The settlement is the largest for any company overseen by the state’s Public Service Commission for failing to follow emergency response procedures, Governor Andrew Cuomo said in announcing Thursday’s settlement.
Altice, which owns the Optimum brand, will spend $68.5 million to upgrade its infrastructure and technology, including for storm responses, and has provided $3.4 million in customer credits.
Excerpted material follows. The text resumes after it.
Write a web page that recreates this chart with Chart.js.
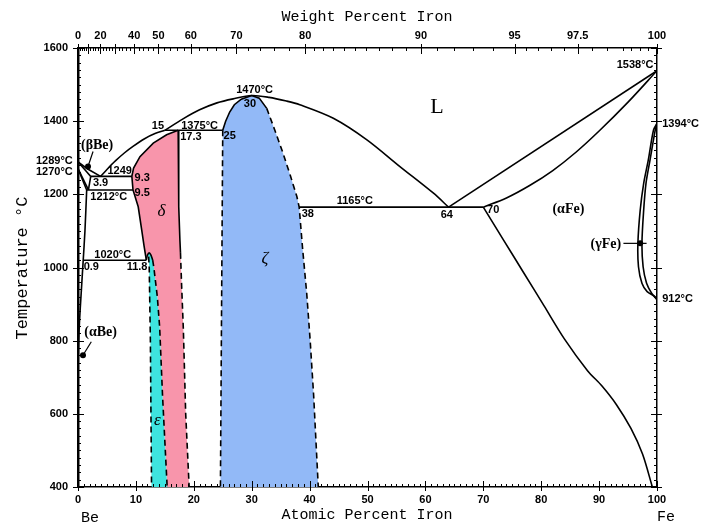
<!DOCTYPE html>
<html>
<head>
<meta charset="utf-8">
<script src="https://cdn.jsdelivr.net/npm/chart.js@4.4.1/dist/chart.umd.min.js"></script>
<style>
  html, body { margin: 0; padding: 0; background: #fff; }
  #wrap { width: 713px; height: 524px; }
</style>
</head>
<body>
<div id="wrap"><canvas id="c" width="713" height="524"></canvas></div>
<script>
// Be-Fe phase diagram, points are [at.% Fe, °C]

// Liquidus
const liqBe = [[0, 1289], [1.6, 1270], [3.9, 1249]];
const liqDelta = [[3.9, 1249], [5, 1268], [6.5, 1292], [8, 1313], [9.5, 1331], [11.5, 1352], [13.3, 1366], [15, 1375]];
const liqZeta = [[15, 1375], [18, 1405], [21, 1431], [24, 1450], [26.8, 1461], [30, 1470], [33, 1465], [36, 1455],
  [38.3, 1445], [44.1, 1408], [49.9, 1349], [55.6, 1276], [61.4, 1203], [64, 1165]];
const liqFe = [[64, 1165], [100, 1538]];
const solFe = [[70, 1165], [74, 1190], [78, 1224], [82, 1265], [86, 1315], [90, 1373], [95, 1452], [100, 1538]];
const solvFe = [[70, 1165], [73.5, 1075], [77, 985], [80.5, 895], [84, 805], [88, 718], [90.5, 676], [93, 625],
  [95.5, 560], [97.5, 490], [99.2, 400]];

// gamma Fe loop
const gammaOuter = [[100, 1394], [99.4, 1376], [98.5, 1294], [97.7, 1230], [97.1, 1157], [96.7, 1066], [96.8, 1002],
  [97.4, 957], [98.3, 934], [99.7, 920], [100, 912]];
const gammaInner = [[100, 1394], [99.7, 1376], [98.8, 1294], [98.1, 1230], [97.7, 1157], [97.4, 1066], [97.6, 1002],
  [98.2, 957], [99.1, 929], [100, 912]];

// Be corner
const solBeta = [[0, 1289], [2.2, 1249]];
const solvBeta = [[2.2, 1249], [1.8, 1212]];
const betaLow = [[0, 1270], [1.8, 1212]];
const alphaTop = [[0, 1270], [1.5, 1212]];
const solvAlpha = [[1.5, 1212], [1.2, 1100], [0.9, 1020], [0.55, 930], [0.25, 850], [0.08, 780], [0, 700]];

// invariant lines
const iso1375 = [[15, 1375], [25, 1375]];
const iso1165 = [[38.2, 1165], [70, 1165]];
const iso1249 = [[2.2, 1249], [9.3, 1249]];
const iso1212 = [[1.5, 1212], [9.5, 1212]];
const iso1020 = [[0.9, 1020], [11.8, 1020]];

// delta / epsilon
const deltaLeft = [[17.3, 1375], [15.3, 1363], [13, 1340], [10.7, 1303], [9.6, 1272], [9.3, 1249], [9.5, 1212],
  [10.4, 1166], [11, 1103], [11.4, 1060], [11.8, 1020]];
const dome = [[11.8, 1020], [12, 1034], [12.3, 1040], [12.6, 1034], [12.9, 1020]];
const epsRight = [[12.9, 1020], [13.1, 1000], [13.7, 920], [14.1, 838], [14.6, 650], [15.4, 400]];
const epsLeft = [[12.2, 1030], [12.3, 1000], [12.4, 900], [12.5, 800], [12.6, 600], [12.7, 400]];
const deltaRightTop = [[17.3, 1375], [17.4, 1166], [17.6, 1075], [17.7, 1040]];
const deltaRightLow = [[17.7, 1040], [17.9, 950], [18.2, 829], [18.6, 600], [19.2, 400]];

// zeta
const zetaTop = [[25, 1375], [25.5, 1400], [26.2, 1425], [27, 1445], [28.2, 1460], [30, 1470], [31.3, 1463], [32.6, 1435]];
const zetaRight = [[32.6, 1435], [34, 1375], [35.4, 1313], [36.7, 1250], [37.8, 1194], [38.2, 1165], [38.8, 1050],
  [39.5, 930], [40.1, 800], [40.7, 650], [41.5, 400]];
const zetaLeft = [[25, 1375], [24.8, 900], [24.6, 400]];

// leaders for phase labels
const leaderBeta = [[2.6, 1317], [1.73, 1276]];
const leaderAlpha = [[2.3, 797], [0.86, 760]];
const leaderGamma = [[94.2, 1066], [97.1, 1066], [98.2, 1066]];

// axis ticks
const atTicks = [0, 10, 20, 30, 40, 50, 60, 70, 80, 90, 100];
const tempTicks = [400, 600, 800, 1000, 1200, 1400, 1600];
const wtTicks = [0, 10, 20, 30, 40, 50, 60, 70, 80, 90, 95, 97.5, 100];
const wtLabels = ['0', '', '20', '', '40', '50', '60', '70', '80', '90', '95', '97.5', '100'];

const PINK = '#f895ab';
const CYAN = '#3ee4df';
const BLUE = '#92b9f7';

const wtToAt = w => {
  const fe = w / 55.845, be = (100 - w) / 9.012;
  return 100 * fe / (fe + be);
};

const pts = a => a.map(([x, y]) => ({ x, y }));
const DASH = [6, 4];

function line(data, opts = {}) {
  return Object.assign({
    data: pts(data), showLine: true, borderColor: '#000', borderWidth: 1.6,
    pointRadius: 0, fill: false, tension: 0, order: 0
  }, opts);
}
function area(data, color) {
  return {
    data: pts(data), showLine: true, borderWidth: 0, borderColor: 'rgba(0,0,0,0)',
    backgroundColor: color, pointRadius: 0, fill: 'shape', tension: 0, order: 5
  };
}

const zetaPoly = [...zetaLeft.slice().reverse(), ...zetaTop, ...zetaRight];
const deltaPoly = [...deltaLeft, ...dome, ...epsRight, ...deltaRightLow.slice().reverse(), ...deltaRightTop.slice().reverse()];
const epsPoly = [[12.3, 1040], [12.6, 1034], ...epsRight, ...epsLeft.slice().reverse(), [12.0, 1034]];

const datasets = [
  area(zetaPoly, BLUE),
  area(deltaPoly, PINK),
  Object.assign(area(epsPoly, CYAN), { order: 4 }),

  line(liqBe), line(liqDelta, { tension: 0.3 }), line(liqZeta, { tension: 0.3 }), line(liqFe),
  line(solFe, { tension: 0.3 }), line(solvFe, { tension: 0.3 }),
  line(gammaOuter, { tension: 0.3 }), line(gammaInner, { tension: 0.3 }),
  line(solBeta), line(solvBeta), line(betaLow), line(alphaTop), line(solvAlpha, { tension: 0.3 }),
  line(iso1375), line(iso1165), line(iso1249), line(iso1212), line(iso1020),
  line(deltaLeft), line(dome, { tension: 0.3 }), line(deltaRightTop),
  line(deltaRightLow, { borderDash: DASH }),
  line(epsRight, { borderDash: DASH }), line(epsLeft, { borderDash: DASH }),
  line(zetaTop), line(zetaRight, { borderDash: DASH }), line(zetaLeft, { borderDash: DASH }),
  line(leaderBeta, { borderWidth: 1.2, pointRadius: [0, 3], pointBackgroundColor: '#000', pointBorderWidth: 0 }),
  line(leaderAlpha, { borderWidth: 1.2, pointRadius: [0, 3], pointBackgroundColor: '#000', pointBorderWidth: 0 }),
  line(leaderGamma, { borderWidth: 1.2, pointRadius: [0, 3, 0], pointBackgroundColor: '#000', pointBorderWidth: 0 })
];

// text on the diagram, placed in data units
const NUM = 'bold 11px "Liberation Sans", Arial, sans-serif';
const PHASE = 'bold 14px "Liberation Serif", "DejaVu Serif", serif';
const GREEK = 'italic 17px "Liberation Serif", "DejaVu Serif", serif';
const notes = [
  ['1289°C', -0.9, 1290, 'right'], ['1270°C', -0.9, 1262, 'right'],
  ['(βBe)', 3.3, 1333, 'center', PHASE], ['3.9', 3.9, 1232], ['1249', 7.2, 1265],
  ['9.3', 11.1, 1246], ['9.5', 11.1, 1205], ['1212°C', 5.3, 1194], ['1020°C', 6.0, 1034],
  ['0.9', 2.3, 1001], ['11.8', 10.2, 1001],
  ['δ', 14.4, 1153, 'center', GREEK], ['ζ', 32.3, 1025, 'center', GREEK], ['ε', 13.7, 583, 'center', GREEK],
  ['(αBe)', 3.9, 822, 'center', PHASE],
  ['15', 13.8, 1387], ['1375°C', 21.0, 1387], ['17.3', 19.5, 1358], ['25', 26.2, 1360],
  ['1470°C', 30.5, 1486], ['30', 29.7, 1447],
  ['L', 62.0, 1439, 'center', '22px "Liberation Serif", "DejaVu Serif", serif'],
  ['1538°C', 99.4, 1554, 'right'], ['1394°C', 100.9, 1393, 'left'],
  ['(αFe)', 84.7, 1160, 'center', PHASE], ['(γFe)', 93.8, 1064, 'right', PHASE],
  ['912°C', 100.9, 913, 'left'],
  ['1165°C', 47.8, 1182], ['64', 63.7, 1144], ['70', 71.7, 1157], ['38', 39.7, 1146]
];

const decor = {
  id: 'decor',
  afterDraw(chart) {
    const { ctx, chartArea: a, scales } = chart;
    const x = scales.x, y = scales.y;
    ctx.save();
    ctx.strokeStyle = '#000';
    ctx.lineWidth = 1;
    const seg = (x1, y1, x2, y2) => { ctx.beginPath(); ctx.moveTo(x1, y1); ctx.lineTo(x2, y2); ctx.stroke(); };

    // temperature ticks, both sides
    for (let t = 400; t <= 1600; t += 20) {
      const py = Math.round(y.getPixelForValue(t)) + 0.5;
      const major = tempTicks.includes(t);
      seg(a.left - (major ? 5 : 0), py, a.left + (major ? 6 : 3), py);
      seg(a.right + (major ? 5 : 0), py, a.right - (major ? 6 : 3), py);
    }
    // atomic % ticks
    for (let v = 0; v <= 100; v += 1) {
      const px = Math.round(x.getPixelForValue(v)) + 0.5;
      const major = atTicks.includes(v);
      seg(px, a.bottom + (major ? 4 : 0), px, a.bottom - (major ? 6 : 3));
    }
    // weight % ticks on top
    const minorWt = [];
    for (let w = 0; w < 80; w += 2) minorWt.push(w);
    for (let w = 80; w < 95; w += 1) minorWt.push(w);
    for (let w = 95; w < 99; w += 0.5) minorWt.push(w);
    for (let w = 99; w < 100; w += 0.25) minorWt.push(w);
    minorWt.forEach(w => {
      const px = Math.round(x.getPixelForValue(wtToAt(w))) + 0.5;
      seg(px, a.top, px, a.top + 3);
    });
    wtTicks.forEach(w => {
      const px = Math.round(x.getPixelForValue(wtToAt(w))) + 0.5;
      seg(px, a.top - 4, px, a.top + 6);
    });

    // notes
    ctx.fillStyle = '#000';
    ctx.textBaseline = 'middle';
    notes.forEach(([txt, vx, vy, align, font]) => {
      ctx.font = font || NUM;
      ctx.textAlign = align || 'center';
      ctx.fillText(txt, x.getPixelForValue(vx), y.getPixelForValue(vy));
    });

    // axis titles
    ctx.font = '15px "Liberation Mono", "DejaVu Sans Mono", monospace';
    ctx.textAlign = 'center';
    ctx.fillText('Weight Percent Iron', 367, 17);
    ctx.fillText('Atomic Percent Iron', 367, 515);
    ctx.fillText('Be', 90, 518);
    ctx.fillText('Fe', 666, 517);
    ctx.save();
    ctx.translate(22, 268);
    ctx.rotate(-Math.PI / 2);
    ctx.font = '17px "Liberation Mono", "DejaVu Sans Mono", monospace';
    ctx.fillText('Temperature °C', 0, 0);
    ctx.restore();
    ctx.restore();
  }
};

const TICKFONT = { family: '"Liberation Sans", Arial, sans-serif', size: 11, weight: 'bold' };

new Chart(document.getElementById('c'), {
  type: 'scatter',
  data: { datasets },
  options: {
    responsive: false,
    animation: false,
    devicePixelRatio: 1,
    layout: { padding: 0 },
    plugins: { legend: { display: false }, tooltip: { enabled: false } },
    scales: {
      x: {
        type: 'linear', position: 'bottom', min: 0, max: 100,
        afterBuildTicks: s => { s.ticks = atTicks.map(v => ({ value: v })); },
        afterFit: s => { s.height = 37; },
        ticks: { color: '#000', font: TICKFONT, padding: 6, autoSkip: false, maxRotation: 0, callback: v => String(v) },
        grid: { display: false, drawTicks: false },
        border: { display: true, color: '#000', width: 1.5 }
      },
      xTop: {
        type: 'linear', position: 'top', min: 0, max: 100,
        afterBuildTicks: s => { s.ticks = wtTicks.map(w => ({ value: wtToAt(w) })); },
        afterFit: s => { s.height = 48; },
        ticks: {
          color: '#000', font: TICKFONT, padding: 5, autoSkip: false, maxRotation: 0,
          callback: (v, i) => wtLabels[i]
        },
        grid: { display: false, drawTicks: false },
        border: { display: true, color: '#000', width: 1.5 }
      },
      y: {
        type: 'linear', position: 'left', min: 400, max: 1600,
        afterBuildTicks: s => { s.ticks = tempTicks.map(v => ({ value: v })); },
        afterFit: s => { s.width = 78; },
        ticks: { color: '#000', font: TICKFONT, padding: 10, autoSkip: false, callback: v => String(v) },
        grid: { display: false, drawTicks: false },
        border: { display: true, color: '#000', width: 2.5 }
      },
      yRight: {
        type: 'linear', position: 'right', min: 400, max: 1600,
        afterFit: s => { s.width = 56; },
        ticks: { display: false },
        grid: { display: false, drawTicks: false },
        border: { display: true, color: '#000', width: 1.5 }
      }
    }
  },
  plugins: [decor]
});
</script>
</body>
</html>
Customers will not be billed for the upgrades.
In a statement, Altice said its investments are intended to improve service, including during bad weather, and benefit all customers in the New York metropolitan area.
The Long Island City, New York-based company is not taking a charge for the upgrades or credits.
Cuomo had last Aug. 5 directed the state’s Department of Public Service to investigate major utility, phone and cable TV companies over their response to Isaias, which had struck New York the day before and caused more than 920,000 outages.
A report in February from the Public Service Commission said Altice “apparently failed” to follow significant aspects of its emergency response and storm readiness plans.
It said this left Altice unable to restore service in a timely manner or to communicate effectively with customers experiencing outages.
Several other phone and TV providers also reported outages, and the agency’s report additionally faulted Frontier Communications Inc over its storm response.
Altice has about 5 million customers. It uses the Optimum brand in the New York area, and the Suddenlink brand in the south-central United States.
Isaias was briefly a category 1 hurricane, but had been downgraded by the time it reached New York.